I didn’t wake up.  No matter how hard I tried to jerk myself awake, nothing happened.  I was still there, still standing in front of the mirror, letting the water pour over my hands and wishing Dan hadn’t parked across the street.

 

This was all my fault.  I should’ve made sure she was locked inside.  I shouldn’t have stood outside at the car with my friends.  If we hadn’t, maybe she wouldn’t have tried to cross the street?

 

I knew that wasn’t a good way to think about things, but my guilt consumed me.

 

By the time I got outside again, the sheriff was already there.  He apologized to me for what had happened, then asked me and my friends to say goodbye to Clover while we could.

 

As my dad continued to hold her, I pet Clover’s head.  I told her how much I loved her and how good of a dog she had been.  I told her I would never forget her.

 

Dan and Lana stood around us and told her I was right: she’d been a great dog.  If Dog Heaven existed, she would definitely be sent there.

 

My dad stood up holding Clover and walked with the sheriff into the field beside our house.  They went behind a few trees, and we all turned our heads to look the opposite way.

 

Looking away didn’t help.  We heard the shot.  The deed was done.

 

It was amazing to me—and not amazing in a good way, but in a ridiculous and hard-to-believe way—that the person who hit my dog never slowed down or stopped to see if she was okay.  Did they ever feel sorry?  Was there any guilt?  What was so important that they couldn’t stop to help?

 

I mean, everyone makes mistakes, yeah.  But the worst mistake was not even trying to fix things.

 

At the same time, the fact that the woman in the second car stopped has shown me that some people are good.  She didn’t even hit Clover, but she cared enough to see if there was anything she could do, and she was still there waiting with us until the end.  She had wanted to talk to the sheriff and give him information about the other car.

 

My dad and the sheriff came back to us.  I could see the sorrow in my dad’s eyes.

 

Because we were all still such a mess, the sheriff took the woman to the side to let us grieve.

 

He interviewed her about the car that had hit Clover, then they both left… after apologizing as much as they could to us.  I thanked them for their kindness.

 

I admit, I was upset that the sheriff shot my Clover.  But I knew that if he hadn’t put her down, she would have continued to suffer.  I just wish we could have taken her to a vet, given her medicine to take away the pain before they put her to sleep.  Even that would have been too much suffering , though.

 

My dad put Clover’s body in a big bag, so that we could bury her the next day.
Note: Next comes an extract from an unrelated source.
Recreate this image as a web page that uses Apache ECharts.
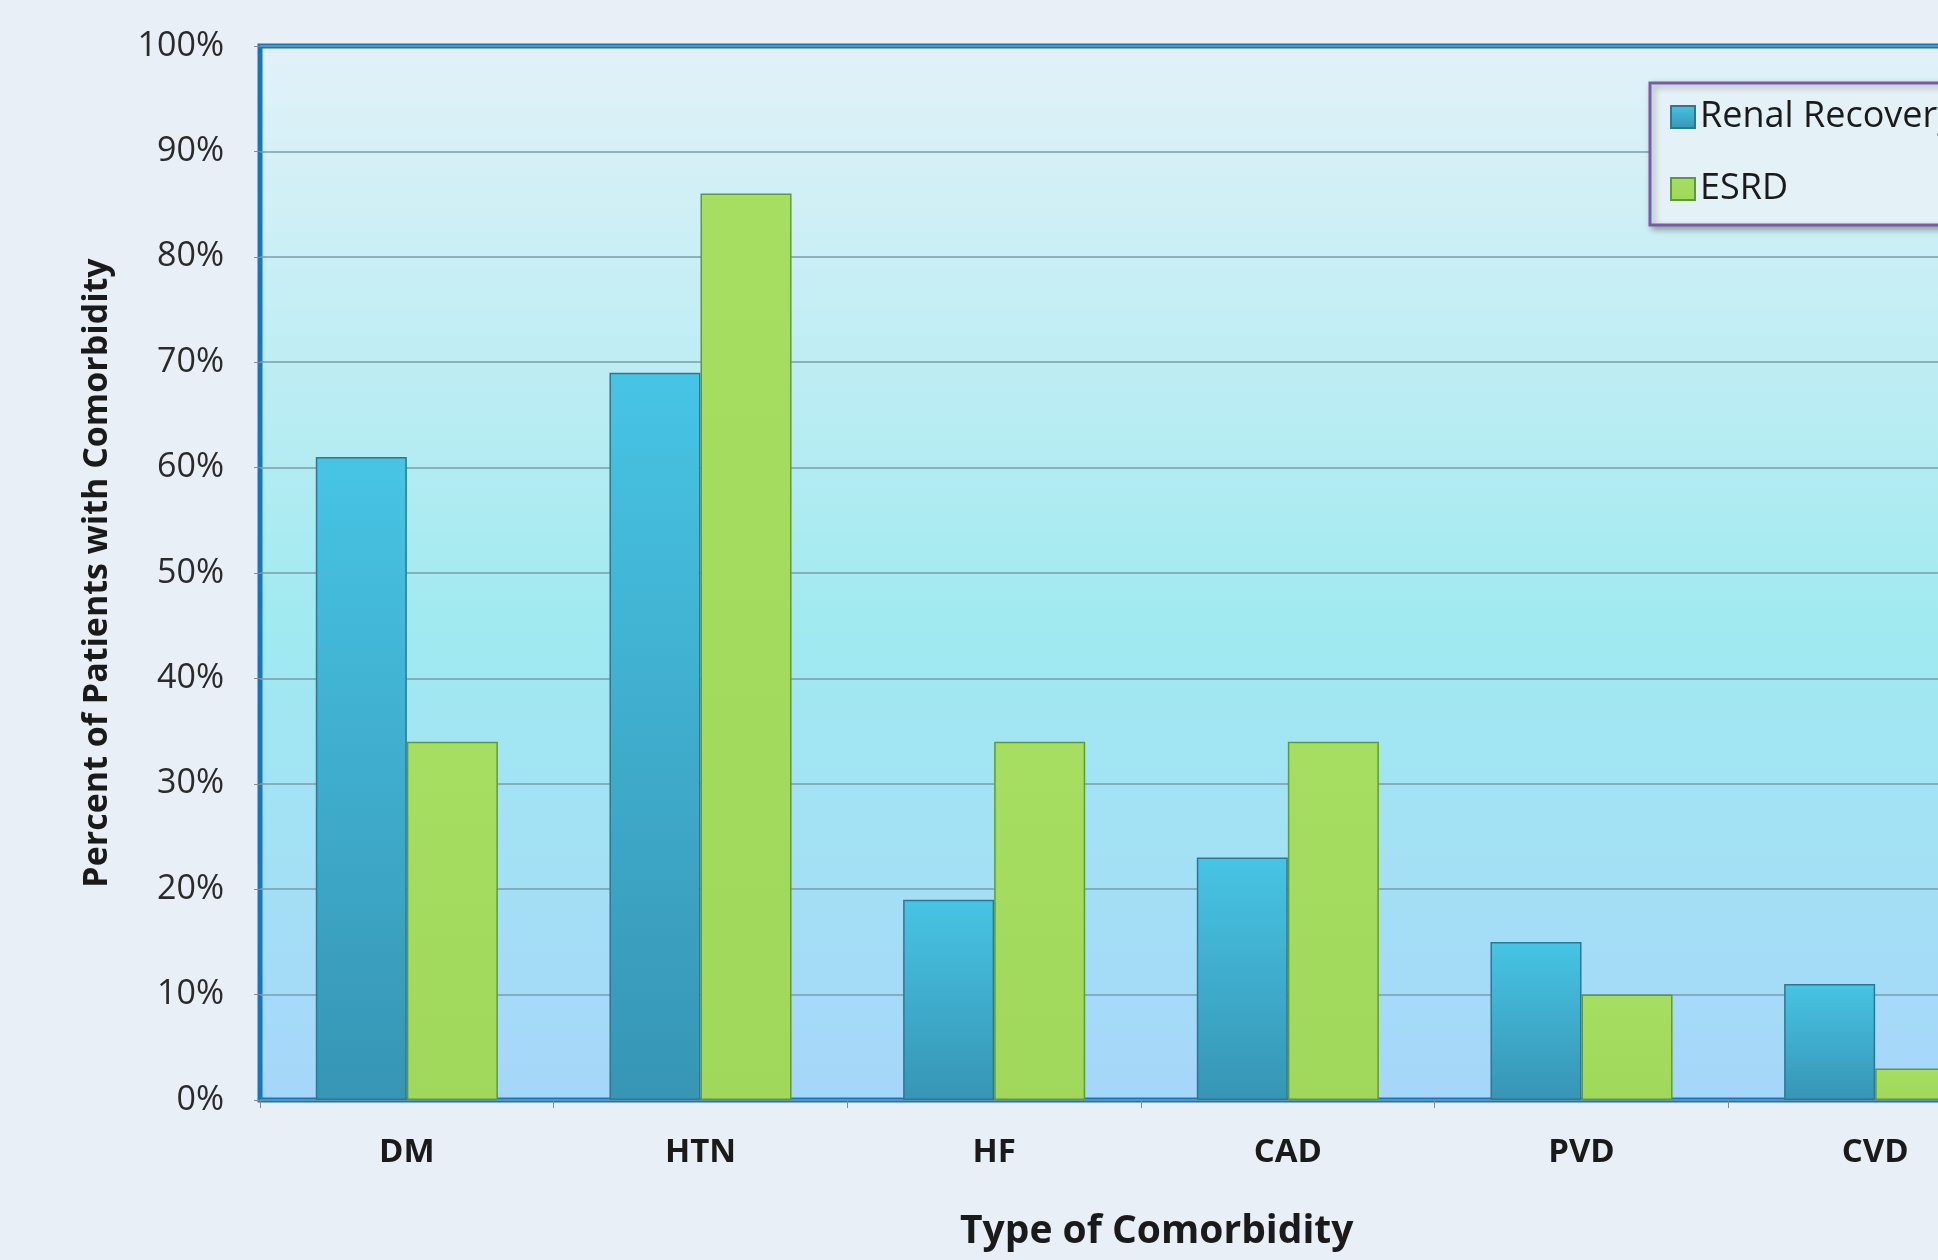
<!DOCTYPE html>
<html>
<head>
<meta charset="utf-8">
<script src="https://cdn.jsdelivr.net/npm/echarts@6/dist/echarts.min.js"></script>
<style>
  html, body { margin: 0; padding: 0; background: #e8eff6; }
  #chart { width: 1938px; height: 1260px; }
</style>
</head>
<body>
<div id="chart"></div>
<script>
// comorbidity categories and percent of patients per outcome group
const categories = ['DM', 'HTN', 'HF', 'CAD', 'PVD', 'CVD'];
const renalRecovery = [61, 69, 19, 23, 15, 11];
const esrd = [34, 86, 34, 34, 10, 3];
const yTicks = [0, 10, 20, 30, 40, 50, 60, 70, 80, 90, 100];

const font = '"Open Sans", "DejaVu Sans", sans-serif';
const chart = echarts.init(document.getElementById('chart'));

const blueBar = new echarts.graphic.LinearGradient(0, 0, 0, 1, [
  { offset: 0, color: '#47c4e4' },
  { offset: 1, color: '#3795b5' },
]);
const greenBar = new echarts.graphic.LinearGradient(0, 0, 0, 1, [
  { offset: 0, color: '#a6de62' },
  { offset: 1, color: '#9fd85a' },
]);

chart.setOption({
  backgroundColor: '#e8eff6',
  textStyle: { fontFamily: font },
  // plot runs past the right edge of the picture, like the cropped original
  grid: {
    left: 260, top: 46, height: 1054, width: 1762,
    outerBoundsMode: 'none',
    show: true,
    borderColor: '#1676bd', borderWidth: 5,
    backgroundColor: new echarts.graphic.LinearGradient(0, 0, 0, 1, [
      { offset: 0, color: '#e2f1f8' },
      { offset: 0.55, color: '#a0eaf0' },
      { offset: 1, color: '#a6d6fa' },
    ]),
  },
  legend: {
    orient: 'vertical',
    left: 1650, top: 83,
    padding: [16, 60, 18, 20],
    itemGap: 36,
    itemWidth: 24, itemHeight: 22,
    icon: 'rect',
    backgroundColor: '#e4f1f6',
    borderColor: '#7a5aa8', borderWidth: 3,
    shadowColor: 'rgba(0,0,0,0.3)', shadowBlur: 6, shadowOffsetX: 3, shadowOffsetY: 3,
    textStyle: { fontSize: 36, color: '#1a1a1a', fontFamily: font },
    data: ['Renal Recovery', 'ESRD'],
  },
  xAxis: {
    type: 'category',
    data: categories,
    axisLine: { show: false },
    axisTick: { show: true, length: 8, lineStyle: { color: '#8a8a8a', width: 1 } },
    axisLabel: { fontSize: 33, fontWeight: 'bold', color: '#1a1a1a', margin: 36 },
  },
  yAxis: {
    type: 'value',
    min: yTicks[0], max: yTicks[yTicks.length - 1], interval: 10,
    name: 'Percent of Patients with Comorbidity',
    nameLocation: 'middle', nameGap: 146,
    nameTextStyle: { fontSize: 34, fontWeight: 'bold', color: '#1a1a1a' },
    axisLine: { show: false },
    axisTick: { show: true, length: 6, lineStyle: { color: '#8a8a8a' } },
    axisLabel: { fontSize: 34, color: '#2a2a2a', margin: 36, formatter: '{value}%' },
    splitLine: { lineStyle: { color: '#7a9ca8', width: 1.5 } },
  },
  graphic: [{
    type: 'text', left: 1164 - 204, top: 1212,
    style: { text: 'Type of Comorbidity', fill: '#1a1a1a', font: 'bold 39px ' + font },
  }],
  series: [
    {
      name: 'Renal Recovery', type: 'bar', data: renalRecovery,
      barGap: '0%', barCategoryGap: '38%',
      itemStyle: { color: blueBar, borderColor: '#2b7890', borderWidth: 1.5 },
    },
    {
      name: 'ESRD', type: 'bar', data: esrd,
      barGap: '0%', barCategoryGap: '38%',
      itemStyle: { color: greenBar, borderColor: '#5f9a3a', borderWidth: 1.5 },
    },
  ],
});
</script>
</body>
</html>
Lana and Dan stayed with me all night.

 

I didn’t sleep very well. 

 

We all woke up earlier the next day to give her a proper burial. I wrote a simple poem for her:


Clover, my loving pup,
Clover, just like the four-leafed ones,
Full of life and full of love,
My own personal gem of luck,
My dearest little ball of fluff,
In our heads and hearts forever,
And forever isn’t long enough.

 

I couldn’t let Clover’s death be in vain. I had to do something to honor her memory.  I started volunteering at the local animal shelter.

 

Because of Clover’s tragic end, I realized what I wanted to do with my life, and in that way, her death served a purpose.  When I went back to school in the fall, I changed my major.  I went from ‘undecided’ to ‘pre-veterinary’.

 

I grieved for a long time. Maybe I’m still grieving today, keeping my promise to never forget.  I miss my dog sleeping beside me.  I miss her stinky breath and sloppy nose-kisses in the morning.

 

I know she was just a dog, but she was my dog.  She was like a sister to me.